*DO THIS*.
Can you copy out the data exactly? Leave the images out.

##### RAW DATA

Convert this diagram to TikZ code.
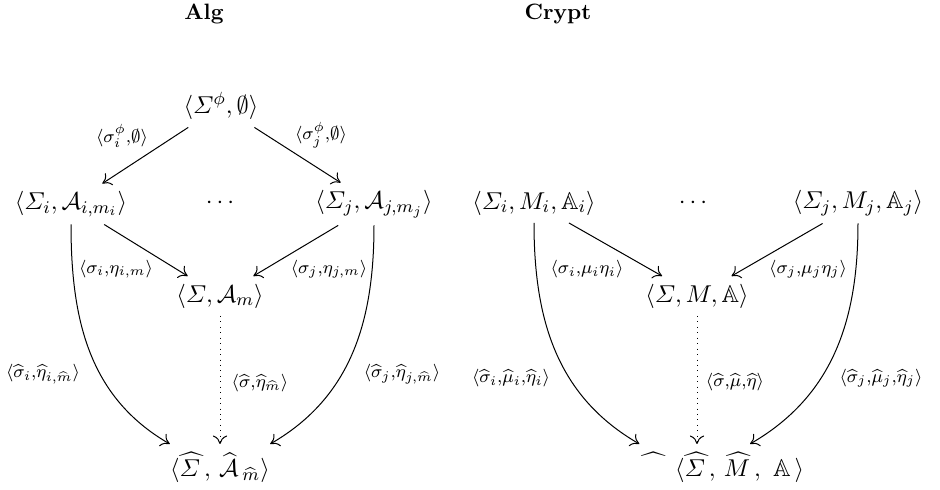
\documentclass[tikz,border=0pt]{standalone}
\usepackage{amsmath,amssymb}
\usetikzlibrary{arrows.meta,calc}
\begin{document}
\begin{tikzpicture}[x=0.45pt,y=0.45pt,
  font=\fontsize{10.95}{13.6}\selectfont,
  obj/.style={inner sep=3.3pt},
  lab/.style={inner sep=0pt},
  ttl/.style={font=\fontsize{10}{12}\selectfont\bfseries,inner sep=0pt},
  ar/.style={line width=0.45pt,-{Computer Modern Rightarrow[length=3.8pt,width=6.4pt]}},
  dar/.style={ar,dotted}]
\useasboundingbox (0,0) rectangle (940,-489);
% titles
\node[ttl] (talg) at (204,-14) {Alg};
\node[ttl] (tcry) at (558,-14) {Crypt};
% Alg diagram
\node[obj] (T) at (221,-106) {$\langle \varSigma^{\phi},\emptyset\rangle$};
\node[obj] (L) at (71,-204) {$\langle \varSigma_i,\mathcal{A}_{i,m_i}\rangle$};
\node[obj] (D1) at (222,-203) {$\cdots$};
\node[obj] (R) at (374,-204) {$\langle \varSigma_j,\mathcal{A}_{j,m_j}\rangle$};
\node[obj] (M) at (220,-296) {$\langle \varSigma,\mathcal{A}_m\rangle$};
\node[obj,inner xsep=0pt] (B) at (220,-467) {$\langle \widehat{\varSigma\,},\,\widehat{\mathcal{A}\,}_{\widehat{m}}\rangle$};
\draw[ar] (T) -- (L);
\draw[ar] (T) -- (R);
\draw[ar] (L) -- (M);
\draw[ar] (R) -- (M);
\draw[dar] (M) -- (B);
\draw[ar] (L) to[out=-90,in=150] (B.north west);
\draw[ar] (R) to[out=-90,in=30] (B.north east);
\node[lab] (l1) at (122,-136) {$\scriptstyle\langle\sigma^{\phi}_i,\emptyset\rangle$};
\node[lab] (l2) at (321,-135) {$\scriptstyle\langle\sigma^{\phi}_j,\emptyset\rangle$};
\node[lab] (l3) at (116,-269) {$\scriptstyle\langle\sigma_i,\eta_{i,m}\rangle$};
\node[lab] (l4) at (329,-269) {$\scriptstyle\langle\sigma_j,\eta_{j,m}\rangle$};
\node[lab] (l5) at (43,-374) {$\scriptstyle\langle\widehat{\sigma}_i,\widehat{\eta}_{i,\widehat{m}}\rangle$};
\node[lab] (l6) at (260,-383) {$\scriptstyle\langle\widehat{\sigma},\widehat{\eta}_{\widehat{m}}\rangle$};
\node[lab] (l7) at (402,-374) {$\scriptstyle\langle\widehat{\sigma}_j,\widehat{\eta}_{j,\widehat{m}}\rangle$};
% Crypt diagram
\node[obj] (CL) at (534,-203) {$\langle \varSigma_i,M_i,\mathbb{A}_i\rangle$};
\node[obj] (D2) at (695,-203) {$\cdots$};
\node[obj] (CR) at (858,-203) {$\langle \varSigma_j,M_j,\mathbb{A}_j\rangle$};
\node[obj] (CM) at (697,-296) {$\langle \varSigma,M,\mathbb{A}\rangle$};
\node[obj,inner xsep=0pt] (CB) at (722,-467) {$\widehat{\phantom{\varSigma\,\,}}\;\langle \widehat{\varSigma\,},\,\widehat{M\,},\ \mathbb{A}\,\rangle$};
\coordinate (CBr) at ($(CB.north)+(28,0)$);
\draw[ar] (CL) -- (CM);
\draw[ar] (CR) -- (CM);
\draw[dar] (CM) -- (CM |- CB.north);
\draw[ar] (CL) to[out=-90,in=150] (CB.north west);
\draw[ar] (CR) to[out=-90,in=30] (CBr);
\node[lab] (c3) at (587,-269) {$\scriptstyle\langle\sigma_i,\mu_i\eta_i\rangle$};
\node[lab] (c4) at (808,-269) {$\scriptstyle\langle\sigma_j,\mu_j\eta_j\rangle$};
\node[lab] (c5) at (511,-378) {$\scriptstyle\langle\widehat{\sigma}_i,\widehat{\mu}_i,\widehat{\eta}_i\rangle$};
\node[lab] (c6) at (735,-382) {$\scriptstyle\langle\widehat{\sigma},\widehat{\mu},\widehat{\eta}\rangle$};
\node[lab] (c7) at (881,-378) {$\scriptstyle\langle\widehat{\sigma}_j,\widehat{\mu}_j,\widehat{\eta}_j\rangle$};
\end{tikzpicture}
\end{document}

##########

*REPLY TO THE EXERCISE*.
Convert this diagram to TikZ code.
\documentclass[tikz,border=0pt]{standalone}
\usepackage{amsmath,amssymb}
\usetikzlibrary{arrows.meta,calc}
\begin{document}
\begin{tikzpicture}[x=0.45pt,y=0.45pt,
  font=\fontsize{10.95}{13.6}\selectfont,
  obj/.style={inner sep=3.3pt},
  lab/.style={inner sep=0pt},
  ttl/.style={font=\fontsize{10}{12}\selectfont\bfseries,inner sep=0pt},
  ar/.style={line width=0.45pt,-{Computer Modern Rightarrow[length=3.8pt,width=6.4pt]}},
  dar/.style={ar,dotted}]
\useasboundingbox (0,0) rectangle (940,-489);
% titles
\node[ttl] (talg) at (204,-14) {Alg};
\node[ttl] (tcry) at (558,-14) {Crypt};
% Alg diagram
\node[obj] (T) at (221,-106) {$\langle \varSigma^{\phi},\emptyset\rangle$};
\node[obj] (L) at (71,-204) {$\langle \varSigma_i,\mathcal{A}_{i,m_i}\rangle$};
\node[obj] (D1) at (222,-203) {$\cdots$};
\node[obj] (R) at (374,-204) {$\langle \varSigma_j,\mathcal{A}_{j,m_j}\rangle$};
\node[obj] (M) at (220,-296) {$\langle \varSigma,\mathcal{A}_m\rangle$};
\node[obj,inner xsep=0pt] (B) at (220,-467) {$\langle \widehat{\varSigma\,},\,\widehat{\mathcal{A}\,}_{\widehat{m}}\rangle$};
\draw[ar] (T) -- (L);
\draw[ar] (T) -- (R);
\draw[ar] (L) -- (M);
\draw[ar] (R) -- (M);
\draw[dar] (M) -- (B);
\draw[ar] (L) to[out=-90,in=150] (B.north west);
\draw[ar] (R) to[out=-90,in=30] (B.north east);
\node[lab] (l1) at (122,-136) {$\scriptstyle\langle\sigma^{\phi}_i,\emptyset\rangle$};
\node[lab] (l2) at (321,-135) {$\scriptstyle\langle\sigma^{\phi}_j,\emptyset\rangle$};
\node[lab] (l3) at (116,-269) {$\scriptstyle\langle\sigma_i,\eta_{i,m}\rangle$};
\node[lab] (l4) at (329,-269) {$\scriptstyle\langle\sigma_j,\eta_{j,m}\rangle$};
\node[lab] (l5) at (43,-374) {$\scriptstyle\langle\widehat{\sigma}_i,\widehat{\eta}_{i,\widehat{m}}\rangle$};
\node[lab] (l6) at (260,-383) {$\scriptstyle\langle\widehat{\sigma},\widehat{\eta}_{\widehat{m}}\rangle$};
\node[lab] (l7) at (402,-374) {$\scriptstyle\langle\widehat{\sigma}_j,\widehat{\eta}_{j,\widehat{m}}\rangle$};
% Crypt diagram
\node[obj] (CL) at (534,-203) {$\langle \varSigma_i,M_i,\mathbb{A}_i\rangle$};
\node[obj] (D2) at (695,-203) {$\cdots$};
\node[obj] (CR) at (858,-203) {$\langle \varSigma_j,M_j,\mathbb{A}_j\rangle$};
\node[obj] (CM) at (697,-296) {$\langle \varSigma,M,\mathbb{A}\rangle$};
\node[obj,inner xsep=0pt] (CB) at (722,-467) {$\widehat{\phantom{\varSigma\,\,}}\;\langle \widehat{\varSigma\,},\,\widehat{M\,},\ \mathbb{A}\,\rangle$};
\coordinate (CBr) at ($(CB.north)+(28,0)$);
\draw[ar] (CL) -- (CM);
\draw[ar] (CR) -- (CM);
\draw[dar] (CM) -- (CM |- CB.north);
\draw[ar] (CL) to[out=-90,in=150] (CB.north west);
\draw[ar] (CR) to[out=-90,in=30] (CBr);
\node[lab] (c3) at (587,-269) {$\scriptstyle\langle\sigma_i,\mu_i\eta_i\rangle$};
\node[lab] (c4) at (808,-269) {$\scriptstyle\langle\sigma_j,\mu_j\eta_j\rangle$};
\node[lab] (c5) at (511,-378) {$\scriptstyle\langle\widehat{\sigma}_i,\widehat{\mu}_i,\widehat{\eta}_i\rangle$};
\node[lab] (c6) at (735,-382) {$\scriptstyle\langle\widehat{\sigma},\widehat{\mu},\widehat{\eta}\rangle$};
\node[lab] (c7) at (881,-378) {$\scriptstyle\langle\widehat{\sigma}_j,\widehat{\mu}_j,\widehat{\eta}_j\rangle$};
\end{tikzpicture}
\end{document}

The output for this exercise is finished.